Commentary

Fiscal Inferno

Author
David N. Plank
Stanford Graduate School of Education

In his second public forum on the state’s budget crisis Governor Brown focused on California’s education system. The clear message, after three years of cuts that have fallen disproportionately on schools, is that things will get worse—probably a lot worse—before they get better. The forum also illuminated the formidable obstacles that confront any effort to reform California’s education system. The most challenging of these is the declared confidence of a substantial majority of Californians that we can have an elite education system while severely limiting taxes.

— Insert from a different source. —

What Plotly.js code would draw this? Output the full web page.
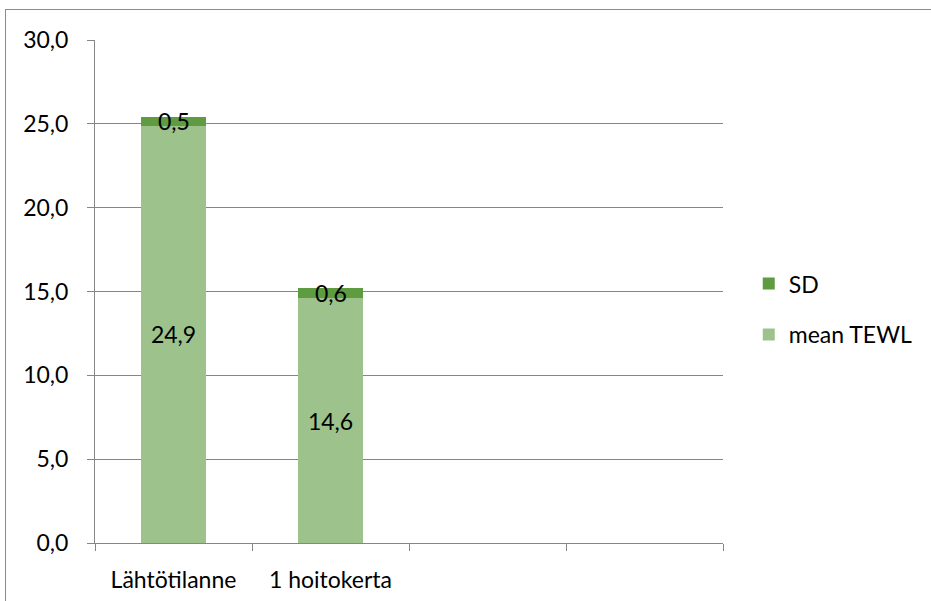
<!DOCTYPE html>
<html>
<head>
<meta charset="utf-8">
<script src="https://cdn.plot.ly/plotly-3.0.1.min.js"></script>
<style>
  html, body { margin: 0; padding: 0; background: #ffffff; }
  #wrap { position: relative; width: 931px; height: 601px; overflow: hidden; }
  #chart { position: absolute; left: 0; top: 0; width: 931px; height: 601px; }
  #frame { position: absolute; left: 5px; top: 9px; width: 940px; height: 610px;
           border-left: 1px solid #8c8c8c; border-top: 1px solid #8c8c8c; pointer-events: none; }
</style>
</head>
<body>
<div id="wrap">
  <div id="chart"></div>
  <div id="frame"></div>
</div>
<script>
// TEWL measurements: mean value with standard deviation stacked on top
const categories = ['Lähtötilanne', '1 hoitokerta', ' ', '  '];
const meanTEWL = [24.9, 14.6, null, null];
const sdTEWL = [0.5, 0.6, null, null];
const yTicks = [0, 5, 10, 15, 20, 25, 30];

const FONT = 'Lato, "Open Sans", sans-serif';
const fmt = v => v.toFixed(1).replace('.', ',');

const meanTrace = {
  type: 'bar',
  name: 'mean TEWL',
  x: categories,
  y: meanTEWL,
  width: 0.41,
  marker: { color: '#9dc28b', line: { width: 0 } },
  text: meanTEWL.map(v => v == null ? '' : fmt(v)),
  textposition: 'inside',
  insidetextanchor: 'middle',
  textfont: { family: FONT, size: 23, color: '#000000' },
  constraintext: 'none',
  hoverinfo: 'skip',
  legendgroup: 'mean',
  legendrank: 2
};

const sdTrace = {
  type: 'bar',
  name: 'SD',
  x: categories,
  y: sdTEWL,
  width: 0.41,
  marker: { color: '#5f9b41', line: { width: 0 } },
  hoverinfo: 'skip',
  legendgroup: 'sd',
  legendrank: 1
};

// SD value labels centred on each thin SD segment
const sdLabels = categories.map((c, i) => sdTEWL[i] == null ? null : {
  x: c, y: meanTEWL[i] + sdTEWL[i] / 2, xref: 'x', yref: 'y',
  text: fmt(sdTEWL[i]), showarrow: false,
  font: { family: FONT, size: 23, color: '#000000' }
}).filter(a => a);

const layout = {
  width: 931, height: 601,
  margin: { l: 95, r: 208, t: 40, b: 58, pad: 0, autoexpand: false },
  paper_bgcolor: '#ffffff', plot_bgcolor: '#ffffff',
  barmode: 'stack',
  separators: ', ',
  font: { family: FONT, size: 23, color: '#000000' },
  showlegend: true,
  legend: {
    x: 1.041, xanchor: 'left', y: 0.465, yanchor: 'middle',
    traceorder: 'grouped', tracegroupgap: 18,
    font: { family: FONT, size: 23, color: '#000000' },
    bgcolor: 'rgba(0,0,0,0)'
  },
  xaxis: {
    type: 'category',
    categoryorder: 'array', categoryarray: categories,
    range: [-0.5, 3.5],
    tickson: 'boundaries', ticks: 'outside', ticklen: 7, tickcolor: '#868686', tickwidth: 1,
    showline: true, linecolor: '#868686', linewidth: 1,
    showgrid: false, zeroline: false,
    ticklabelstandoff: 16,
    tickfont: { family: FONT, size: 23, color: '#000000' },
    fixedrange: true
  },
  yaxis: {
    range: [0, 30],
    tickvals: yTicks, tickformat: '.1f',
    ticks: 'outside', ticklen: 7, tickcolor: '#868686', tickwidth: 1,
    showline: true, linecolor: '#868686', linewidth: 1,
    showgrid: true, gridcolor: '#868686', gridwidth: 1,
    zeroline: false,
    ticklabelstandoff: 14,
    tickfont: { family: FONT, size: 23, color: '#000000' },
    fixedrange: true
  },
  annotations: sdLabels
};

Plotly.newPlot('chart', [meanTrace, sdTrace], layout, { staticPlot: true, displayModeBar: false });
</script>
</body>
</html>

The gap between what citizens want and what they’re willing to pay for has been the headline finding in PPIC’s annual education surveys for the past several years. A strong majority of Californians does not want to see cuts in education funding, but a similar majority is unwilling to raise taxes (or in the case of higher education, to raise fees) to support the state’s schools and universities. One clear purpose of Brown’s forums—and of the scorched earth budget that he has promised to deliver in January—is to measure the distance between the quality of educational services that citizens have come to expect and the taxes that they are willing to pay to provide those services.

The January 2011 budget will offer a detailed picture of what a Banana Republic education system looks like.

The big question, though, is what happens afterward. Will the shock of recognition be sufficiently powerful to persuade Californians to support higher taxes to pay for the schools and universities they say they want for the state’s children? And if it is, what changes in education policy will they receive in return? The first six months of Brown’s administration will tell the tale.